> **What is expected**
Below is a listing to transcribe in full and exactly; keep the pictures out.

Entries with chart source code
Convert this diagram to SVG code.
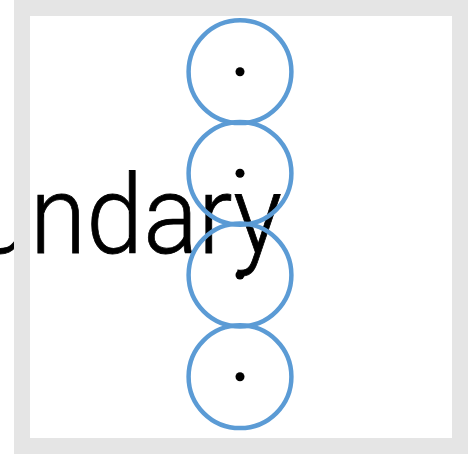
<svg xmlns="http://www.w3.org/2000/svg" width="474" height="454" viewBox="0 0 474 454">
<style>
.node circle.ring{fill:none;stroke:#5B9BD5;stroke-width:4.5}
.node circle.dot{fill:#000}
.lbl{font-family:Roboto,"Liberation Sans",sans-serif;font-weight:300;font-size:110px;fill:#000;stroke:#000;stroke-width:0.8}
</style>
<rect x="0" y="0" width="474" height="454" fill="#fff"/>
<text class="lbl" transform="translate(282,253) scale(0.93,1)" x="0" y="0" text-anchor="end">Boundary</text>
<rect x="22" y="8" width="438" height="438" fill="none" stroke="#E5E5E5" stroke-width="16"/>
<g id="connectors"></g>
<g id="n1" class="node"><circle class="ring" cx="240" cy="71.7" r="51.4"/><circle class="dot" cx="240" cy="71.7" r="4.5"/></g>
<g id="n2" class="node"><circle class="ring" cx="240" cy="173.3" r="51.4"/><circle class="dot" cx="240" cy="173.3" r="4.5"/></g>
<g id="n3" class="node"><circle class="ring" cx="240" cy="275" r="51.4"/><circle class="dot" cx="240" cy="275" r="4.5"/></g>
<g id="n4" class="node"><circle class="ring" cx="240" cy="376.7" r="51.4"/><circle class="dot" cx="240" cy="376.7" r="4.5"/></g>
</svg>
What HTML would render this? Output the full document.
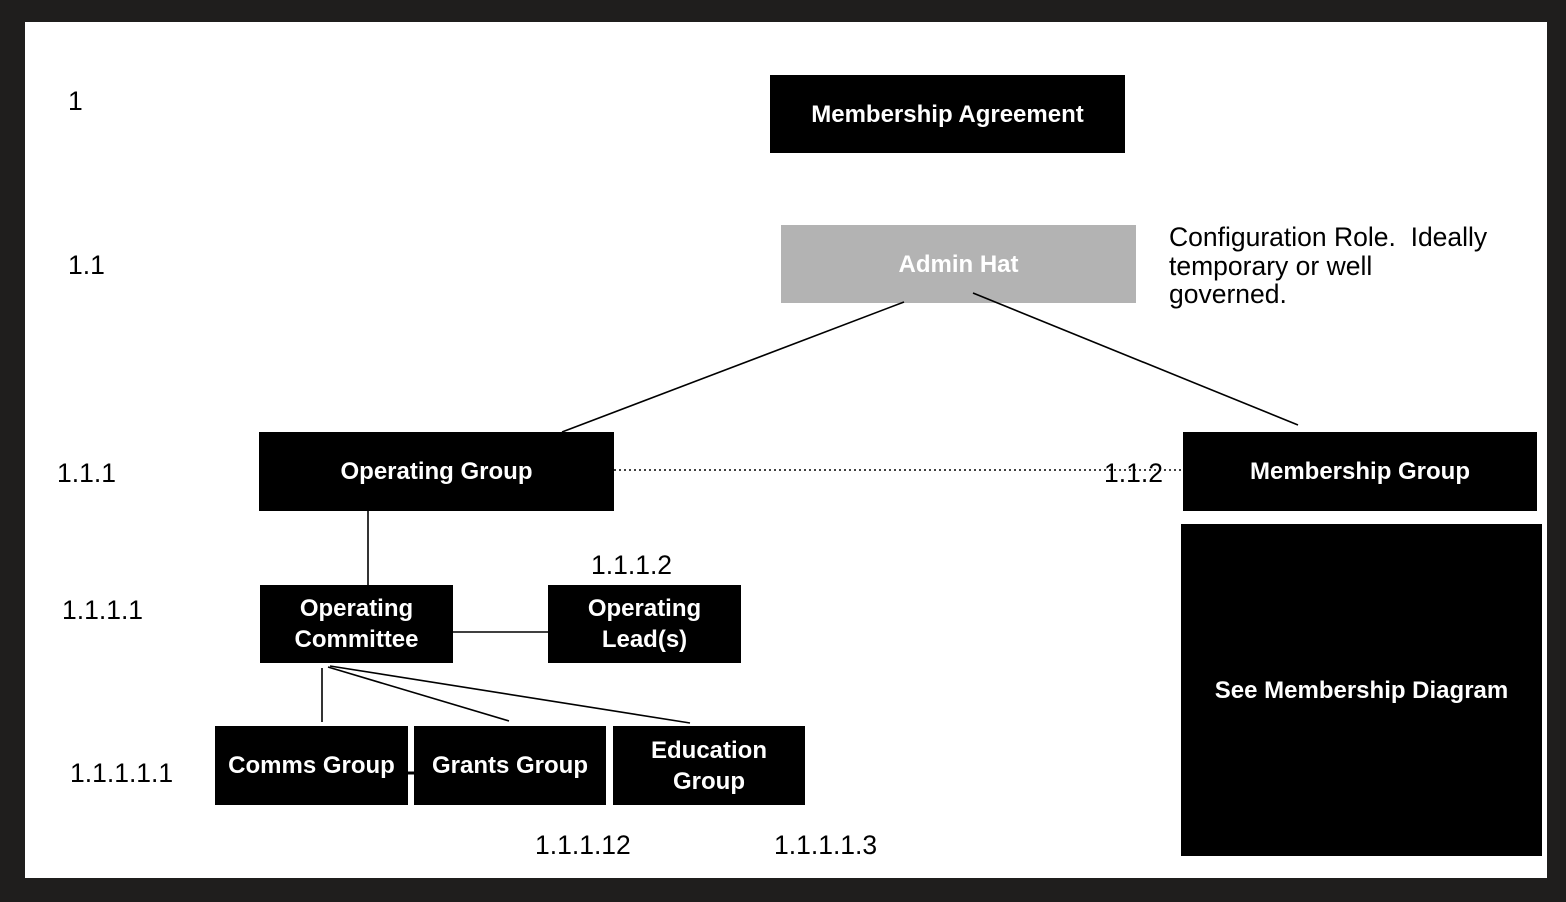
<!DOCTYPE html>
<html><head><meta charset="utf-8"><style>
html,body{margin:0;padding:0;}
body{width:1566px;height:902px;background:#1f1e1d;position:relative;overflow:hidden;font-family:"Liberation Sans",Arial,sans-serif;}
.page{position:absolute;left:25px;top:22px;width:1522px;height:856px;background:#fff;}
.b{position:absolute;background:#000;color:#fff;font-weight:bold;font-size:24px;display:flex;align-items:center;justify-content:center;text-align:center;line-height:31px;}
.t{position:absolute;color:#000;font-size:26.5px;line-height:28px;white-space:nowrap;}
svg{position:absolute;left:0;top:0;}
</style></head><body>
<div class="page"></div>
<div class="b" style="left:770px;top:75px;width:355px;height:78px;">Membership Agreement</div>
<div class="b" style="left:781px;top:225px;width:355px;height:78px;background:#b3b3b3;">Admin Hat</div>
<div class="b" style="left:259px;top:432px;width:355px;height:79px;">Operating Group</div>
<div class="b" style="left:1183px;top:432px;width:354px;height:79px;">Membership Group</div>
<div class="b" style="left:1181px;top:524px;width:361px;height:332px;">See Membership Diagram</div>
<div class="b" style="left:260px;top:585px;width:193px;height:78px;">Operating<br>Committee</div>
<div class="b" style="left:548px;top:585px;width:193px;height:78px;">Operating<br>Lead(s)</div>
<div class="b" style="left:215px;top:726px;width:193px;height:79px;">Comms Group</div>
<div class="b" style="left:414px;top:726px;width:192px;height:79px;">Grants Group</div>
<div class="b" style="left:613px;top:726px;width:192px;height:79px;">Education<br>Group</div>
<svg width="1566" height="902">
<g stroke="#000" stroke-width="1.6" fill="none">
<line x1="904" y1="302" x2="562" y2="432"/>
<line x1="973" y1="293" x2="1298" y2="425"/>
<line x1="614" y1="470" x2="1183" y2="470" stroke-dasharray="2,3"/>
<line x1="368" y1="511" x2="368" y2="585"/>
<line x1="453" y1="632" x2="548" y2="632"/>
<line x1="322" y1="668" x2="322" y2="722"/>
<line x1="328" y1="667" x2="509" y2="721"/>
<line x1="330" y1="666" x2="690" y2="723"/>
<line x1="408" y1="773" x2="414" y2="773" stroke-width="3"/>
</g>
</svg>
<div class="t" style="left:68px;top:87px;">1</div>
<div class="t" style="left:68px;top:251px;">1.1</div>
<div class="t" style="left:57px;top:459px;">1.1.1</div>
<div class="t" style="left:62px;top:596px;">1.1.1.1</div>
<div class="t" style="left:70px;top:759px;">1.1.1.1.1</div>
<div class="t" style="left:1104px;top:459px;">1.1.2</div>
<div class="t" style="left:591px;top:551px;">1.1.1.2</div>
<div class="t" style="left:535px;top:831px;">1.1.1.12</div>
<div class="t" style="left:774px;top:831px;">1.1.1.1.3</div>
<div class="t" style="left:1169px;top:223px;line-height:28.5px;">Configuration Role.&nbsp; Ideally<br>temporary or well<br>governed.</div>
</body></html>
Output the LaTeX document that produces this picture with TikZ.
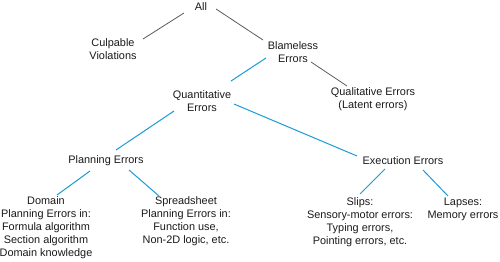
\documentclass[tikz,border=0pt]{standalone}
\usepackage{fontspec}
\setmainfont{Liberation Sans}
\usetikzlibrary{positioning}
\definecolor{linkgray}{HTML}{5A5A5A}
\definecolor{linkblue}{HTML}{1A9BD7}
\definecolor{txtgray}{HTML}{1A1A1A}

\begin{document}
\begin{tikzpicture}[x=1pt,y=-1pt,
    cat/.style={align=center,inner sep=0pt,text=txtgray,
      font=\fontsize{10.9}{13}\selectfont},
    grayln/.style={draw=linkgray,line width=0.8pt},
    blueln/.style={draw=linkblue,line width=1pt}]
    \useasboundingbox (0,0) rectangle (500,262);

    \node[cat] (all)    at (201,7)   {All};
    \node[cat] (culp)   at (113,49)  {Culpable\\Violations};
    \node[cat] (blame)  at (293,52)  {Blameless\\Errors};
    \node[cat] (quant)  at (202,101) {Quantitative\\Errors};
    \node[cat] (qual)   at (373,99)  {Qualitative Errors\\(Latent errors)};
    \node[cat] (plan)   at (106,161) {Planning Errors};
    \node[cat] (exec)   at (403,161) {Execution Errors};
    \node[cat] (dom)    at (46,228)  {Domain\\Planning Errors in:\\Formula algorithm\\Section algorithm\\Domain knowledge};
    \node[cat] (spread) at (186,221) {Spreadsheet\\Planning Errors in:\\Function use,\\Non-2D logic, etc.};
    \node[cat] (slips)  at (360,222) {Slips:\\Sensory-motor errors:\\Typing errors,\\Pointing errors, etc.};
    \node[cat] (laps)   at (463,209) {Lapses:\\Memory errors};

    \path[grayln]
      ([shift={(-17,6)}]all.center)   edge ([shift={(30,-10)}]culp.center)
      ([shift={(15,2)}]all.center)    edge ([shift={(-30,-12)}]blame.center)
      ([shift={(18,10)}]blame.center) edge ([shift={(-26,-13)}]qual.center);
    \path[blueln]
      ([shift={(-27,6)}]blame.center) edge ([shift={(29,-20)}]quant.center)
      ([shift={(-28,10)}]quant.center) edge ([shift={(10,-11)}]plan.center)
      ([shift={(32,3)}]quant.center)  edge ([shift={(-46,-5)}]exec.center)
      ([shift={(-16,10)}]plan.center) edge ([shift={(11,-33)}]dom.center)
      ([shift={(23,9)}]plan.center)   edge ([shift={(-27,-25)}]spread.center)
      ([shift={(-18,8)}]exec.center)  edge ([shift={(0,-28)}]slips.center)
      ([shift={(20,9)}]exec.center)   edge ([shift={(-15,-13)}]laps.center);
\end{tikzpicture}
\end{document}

> **The completed task**
Convert this diagram to SVG code.
<svg xmlns="http://www.w3.org/2000/svg" width="474" height="454" viewBox="0 0 474 454">
<style>
.node circle.ring{fill:none;stroke:#5B9BD5;stroke-width:4.5}
.node circle.dot{fill:#000}
.lbl{font-family:Roboto,"Liberation Sans",sans-serif;font-weight:300;font-size:110px;fill:#000;stroke:#000;stroke-width:0.8}
</style>
<rect x="0" y="0" width="474" height="454" fill="#fff"/>
<text class="lbl" transform="translate(282,253) scale(0.93,1)" x="0" y="0" text-anchor="end">Boundary</text>
<rect x="22" y="8" width="438" height="438" fill="none" stroke="#E5E5E5" stroke-width="16"/>
<g id="connectors"></g>
<g id="n1" class="node"><circle class="ring" cx="240" cy="71.7" r="51.4"/><circle class="dot" cx="240" cy="71.7" r="4.5"/></g>
<g id="n2" class="node"><circle class="ring" cx="240" cy="173.3" r="51.4"/><circle class="dot" cx="240" cy="173.3" r="4.5"/></g>
<g id="n3" class="node"><circle class="ring" cx="240" cy="275" r="51.4"/><circle class="dot" cx="240" cy="275" r="4.5"/></g>
<g id="n4" class="node"><circle class="ring" cx="240" cy="376.7" r="51.4"/><circle class="dot" cx="240" cy="376.7" r="4.5"/></g>
</svg>
What HTML would render this? Output the full document.
<!DOCTYPE html>
<html><head><meta charset="utf-8"><style>
html,body{margin:0;padding:0;}
body{width:1566px;height:902px;background:#1f1e1d;position:relative;overflow:hidden;font-family:"Liberation Sans",Arial,sans-serif;}
.page{position:absolute;left:25px;top:22px;width:1522px;height:856px;background:#fff;}
.b{position:absolute;background:#000;color:#fff;font-weight:bold;font-size:24px;display:flex;align-items:center;justify-content:center;text-align:center;line-height:31px;}
.t{position:absolute;color:#000;font-size:26.5px;line-height:28px;white-space:nowrap;}
svg{position:absolute;left:0;top:0;}
</style></head><body>
<div class="page"></div>
<div class="b" style="left:770px;top:75px;width:355px;height:78px;">Membership Agreement</div>
<div class="b" style="left:781px;top:225px;width:355px;height:78px;background:#b3b3b3;">Admin Hat</div>
<div class="b" style="left:259px;top:432px;width:355px;height:79px;">Operating Group</div>
<div class="b" style="left:1183px;top:432px;width:354px;height:79px;">Membership Group</div>
<div class="b" style="left:1181px;top:524px;width:361px;height:332px;">See Membership Diagram</div>
<div class="b" style="left:260px;top:585px;width:193px;height:78px;">Operating<br>Committee</div>
<div class="b" style="left:548px;top:585px;width:193px;height:78px;">Operating<br>Lead(s)</div>
<div class="b" style="left:215px;top:726px;width:193px;height:79px;">Comms Group</div>
<div class="b" style="left:414px;top:726px;width:192px;height:79px;">Grants Group</div>
<div class="b" style="left:613px;top:726px;width:192px;height:79px;">Education<br>Group</div>
<svg width="1566" height="902">
<g stroke="#000" stroke-width="1.6" fill="none">
<line x1="904" y1="302" x2="562" y2="432"/>
<line x1="973" y1="293" x2="1298" y2="425"/>
<line x1="614" y1="470" x2="1183" y2="470" stroke-dasharray="2,3"/>
<line x1="368" y1="511" x2="368" y2="585"/>
<line x1="453" y1="632" x2="548" y2="632"/>
<line x1="322" y1="668" x2="322" y2="722"/>
<line x1="328" y1="667" x2="509" y2="721"/>
<line x1="330" y1="666" x2="690" y2="723"/>
<line x1="408" y1="773" x2="414" y2="773" stroke-width="3"/>
</g>
</svg>
<div class="t" style="left:68px;top:87px;">1</div>
<div class="t" style="left:68px;top:251px;">1.1</div>
<div class="t" style="left:57px;top:459px;">1.1.1</div>
<div class="t" style="left:62px;top:596px;">1.1.1.1</div>
<div class="t" style="left:70px;top:759px;">1.1.1.1.1</div>
<div class="t" style="left:1104px;top:459px;">1.1.2</div>
<div class="t" style="left:591px;top:551px;">1.1.1.2</div>
<div class="t" style="left:535px;top:831px;">1.1.1.12</div>
<div class="t" style="left:774px;top:831px;">1.1.1.1.3</div>
<div class="t" style="left:1169px;top:223px;line-height:28.5px;">Configuration Role.&nbsp; Ideally<br>temporary or well<br>governed.</div>
</body></html>
Output the LaTeX document that produces this picture with TikZ.
\documentclass[tikz,border=0pt]{standalone}
\usepackage{fontspec}
\setmainfont{Liberation Sans}
\usetikzlibrary{positioning}
\definecolor{linkgray}{HTML}{5A5A5A}
\definecolor{linkblue}{HTML}{1A9BD7}
\definecolor{txtgray}{HTML}{1A1A1A}

\begin{document}
\begin{tikzpicture}[x=1pt,y=-1pt,
    cat/.style={align=center,inner sep=0pt,text=txtgray,
      font=\fontsize{10.9}{13}\selectfont},
    grayln/.style={draw=linkgray,line width=0.8pt},
    blueln/.style={draw=linkblue,line width=1pt}]
    \useasboundingbox (0,0) rectangle (500,262);

    \node[cat] (all)    at (201,7)   {All};
    \node[cat] (culp)   at (113,49)  {Culpable\\Violations};
    \node[cat] (blame)  at (293,52)  {Blameless\\Errors};
    \node[cat] (quant)  at (202,101) {Quantitative\\Errors};
    \node[cat] (qual)   at (373,99)  {Qualitative Errors\\(Latent errors)};
    \node[cat] (plan)   at (106,161) {Planning Errors};
    \node[cat] (exec)   at (403,161) {Execution Errors};
    \node[cat] (dom)    at (46,228)  {Domain\\Planning Errors in:\\Formula algorithm\\Section algorithm\\Domain knowledge};
    \node[cat] (spread) at (186,221) {Spreadsheet\\Planning Errors in:\\Function use,\\Non-2D logic, etc.};
    \node[cat] (slips)  at (360,222) {Slips:\\Sensory-motor errors:\\Typing errors,\\Pointing errors, etc.};
    \node[cat] (laps)   at (463,209) {Lapses:\\Memory errors};

    \path[grayln]
      ([shift={(-17,6)}]all.center)   edge ([shift={(30,-10)}]culp.center)
      ([shift={(15,2)}]all.center)    edge ([shift={(-30,-12)}]blame.center)
      ([shift={(18,10)}]blame.center) edge ([shift={(-26,-13)}]qual.center);
    \path[blueln]
      ([shift={(-27,6)}]blame.center) edge ([shift={(29,-20)}]quant.center)
      ([shift={(-28,10)}]quant.center) edge ([shift={(10,-11)}]plan.center)
      ([shift={(32,3)}]quant.center)  edge ([shift={(-46,-5)}]exec.center)
      ([shift={(-16,10)}]plan.center) edge ([shift={(11,-33)}]dom.center)
      ([shift={(23,9)}]plan.center)   edge ([shift={(-27,-25)}]spread.center)
      ([shift={(-18,8)}]exec.center)  edge ([shift={(0,-28)}]slips.center)
      ([shift={(20,9)}]exec.center)   edge ([shift={(-15,-13)}]laps.center);
\end{tikzpicture}
\end{document}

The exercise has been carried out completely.